Roy Shears has been laid up the past week or so with a sore leg but is able to get about some by using a crutch.
Mr. Hamed is buying turkeys this week, for which he is paying 16 cents per pound.
BUCKEYE
The badly needed rain came Sunday.
Corn shucking is in full blast.
The election has come and gone and the voters have gone to work until 1916 when they will get busy. The writer of this short letter has not any regret as to Mr. Littlepage’s election. He stood for the Union soldiers in the contest for an increase of pensions.
The large sawmill at east Buckeye will be ready for sawing in a short time.
Mrs. Lucy Armstrong is quite poorly. Mrs. Winters McNeill is some better. D. A. McNeill is confined to his bed with kidney trouble.
A vacant house belonging to Jim Hannah on the mountain was burned down last Tuesday night. It is supposed some one set it on fire.
YELK
The weather is quite frosty.
Some complaint of colds among the people.
Lumbering is going on about as usual.
The meeting at Slaty Fork has closed with some evidence of good being done but the evil was an almost predominating feature.
Dr. Smith was called to this place to try to save the life of a valuable young horse but burnt brandy won’t save under such conditions.
Miss Mary Hannah is teaching at Slaty Fork; Jesse Hannah at Pleasant Valley, and George Bright wields the birch at Upper Elk.
THOMAS CREEK
Jesse Warwick, the fire warden, has been very busy in this section for the past few days, fighting fires which have been raging.
Albert Perry and Simpson Gragg took a coon hunt a few nights ago which wound up in a wild cat chase which lasted about four hours in hot pursuit.
Cam and Lawrence McLaughlin are hauling hay from the McCutcheon farm to Cloverlick this week.

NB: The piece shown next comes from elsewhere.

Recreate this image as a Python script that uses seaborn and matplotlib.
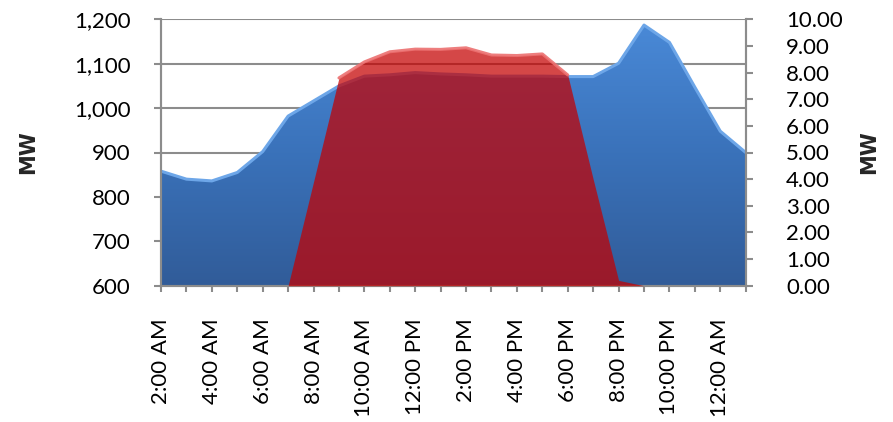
import numpy as np
import matplotlib
matplotlib.use("Agg")
import matplotlib.pyplot as plt
import seaborn as sns
import pandas as pd
from matplotlib.colors import LinearSegmentedColormap

# Hourly profile, 2:00 AM through 1:00 AM
hours = ["2:00 AM", "3:00 AM", "4:00 AM", "5:00 AM", "6:00 AM", "7:00 AM",
         "8:00 AM", "9:00 AM", "10:00 AM", "11:00 AM", "12:00 PM", "1:00 PM",
         "2:00 PM", "3:00 PM", "4:00 PM", "5:00 PM", "6:00 PM", "7:00 PM",
         "8:00 PM", "9:00 PM", "10:00 PM", "11:00 PM", "12:00 AM", "1:00 AM"]

# System load (left axis, MW)
load_mw = [858, 840, 836, 855, 902, 982, 1016, 1050, 1072, 1075, 1080, 1077,
           1075, 1072, 1072, 1072, 1071, 1071, 1101, 1187, 1148, 1047, 948, 900]

# Solar output (right axis, MW)
solar_mw = [0, 0, 0, 0, 0, 0, 3.9, 7.8, 8.4, 8.78, 8.88, 8.87,
            8.93, 8.66, 8.64, 8.70, 7.91, 4.0, 0.2, 0, 0, 0, 0, 0]

left_ticks = [600, 700, 800, 900, 1000, 1100, 1200]
right_ticks = [0, 1, 2, 3, 4, 5, 6, 7, 8, 9, 10]

df = pd.DataFrame({"hour": hours, "load": load_mw, "solar": solar_mw})
df["x"] = np.arange(len(df))

sns.set_style("white")
plt.rcParams["font.family"] = ["Lato", "DejaVu Sans"]

GRAY = "#8C8C8C"
FS = 16
W, H = 893, 422
fig = plt.figure(figsize=(W / 100, H / 100), dpi=100)
L, R, T, B = 161, 745.7, 19.3, 285.7
ax = fig.add_axes([L / W, 1 - B / H, (R - L) / W, (B - T) / H])
ax.set_axisbelow(True)

# Load area with a vertical colour gradient
poly = ax.fill_between(df["x"], df["load"], 600, color="#3B74BC", lw=0, zorder=2)
cmap = LinearSegmentedColormap.from_list("loadgrad", ["#315C99", "#3A72BA", "#4A8AD8"])
grad = np.linspace(0, 1, 256).reshape(-1, 1)
img = ax.imshow(grad, extent=[0, 23, 600, 1200], origin="lower", aspect="auto",
                cmap=cmap, zorder=2.1, interpolation="bicubic")
img.set_clip_path(poly.get_paths()[0], transform=ax.transData)
sns.lineplot(data=df, x="x", y="load", ax=ax, color="#6DA6E8", lw=2.2, zorder=2.2)

ax.set_xlim(0, 23)
ax.set_ylim(600, 1200)
ax.set_yticks(left_ticks)
ax.set_yticklabels([f"{v:,.0f}" for v in left_ticks])
ax.yaxis.grid(True, color=GRAY, lw=1.5)
ax.xaxis.grid(False)

ax.set_xticks(df["x"])
ax.set_xticklabels([h if i % 2 == 0 else "" for i, h in enumerate(hours)],
                   rotation=90, va="top", ha="center")
ax.set_xlabel("")
ax.set_ylabel("")

# Solar area on the secondary axis, semi-transparent over the load
ax2 = ax.twinx()
ax2.fill_between(df["x"], df["solar"], 0, color="#C40000", alpha=0.72, lw=0, zorder=3)
top = df[df["solar"] > 7]
sns.lineplot(data=top, x="x", y="solar", ax=ax2, color="#EC7070", lw=2.2, alpha=0.9, zorder=3.1)
ax2.set_ylim(0, 10)
ax2.set_xlim(0, 23)
ax2.set_yticks(right_ticks)
ax2.set_yticklabels([f"{v:.2f}" for v in right_ticks])
ax2.set_ylabel("")
ax2.grid(False)

for a in (ax, ax2):
    for s in a.spines.values():
        s.set_color(GRAY)
        s.set_linewidth(1.5)
    a.spines["top"].set_visible(False)

ax.tick_params(axis="y", which="both", left=True, length=5, width=1.5, color=GRAY,
               pad=17, labelsize=FS, labelcolor="black")
ax.tick_params(axis="x", bottom=True, length=4.5, width=1.5, color=GRAY,
               pad=19, labelsize=FS, labelcolor="black")
ax2.tick_params(axis="y", right=True, length=5, width=1.5, color=GRAY,
                pad=24, labelsize=FS, labelcolor="black")

for xpos in (28, 869):
    fig.text(xpos / W, 1 - 152 / H, "MW", rotation=90, ha="center", va="center",
             fontsize=15, fontweight="bold", fontfamily="DejaVu Sans")

fig.savefig("out.png", dpi=100)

Charles Sharp, while on his way to his brother Edgar Sharp’s one night last week on his wheel when very suddenly a large deer sprang from the brush near the roadside, knocking him from his wheel and ran over him. Mr. Sharp was slightly injured but badly frightened. He thinks it is not safe to bicycle ride after night until the hunting season is over.
AT HOME
Mr. and Mrs. Denny M. Callison returned Sunday night from their honeymoon trip, having visited many points of interest on the Great Lakes. They will reside at “Trump Valley Farm” near Beard, Pocahontas county. – West Virginia News
CELEBRATION
Cyrus Colaw, of Highland county, celebrated the one hundredth anniversary of his birth on November 6th. He was the son of George Colaw, a native of Pennsylvania, who came to the Crabbottom in 1811. His grandfather was one of three brothers who came with the Hessian soldiers hired by the British government to subdue the American colonies. For his time, Mr. Colaw received a fair education and for eight years taught school. Then he made the longest journey of his life, a horseback ride to the state of Ohio. Fifty-two years ago, at the mature age of forty-eight, Mr. Colaw married Lucinda White, who is fifteen years his junior and continues by his side, his helpmate and companion. He remembers Old Hickory as the first President to make a lasting impression on his mind, and was old enough to have voted for President Van Buren, but was not eligible, not being a free holder at that time. Mr. Colaw has never ridden on a train and took his first automobile ride in 1913… Mr. Colaw is the fourth Highlander to celebrate his hundredth birthday in recent years, the others being Godheb Hinegardner, Thomas Sorrel and Mrs. Corbett, all of the Jackson River Valley. Mr Colaw’s birthday party there were present five octogenarians. One of the reminiscences recalled by Mr. Colaw was that his mother told hi that the day he was born the country was in the grasp of a severe snow storm.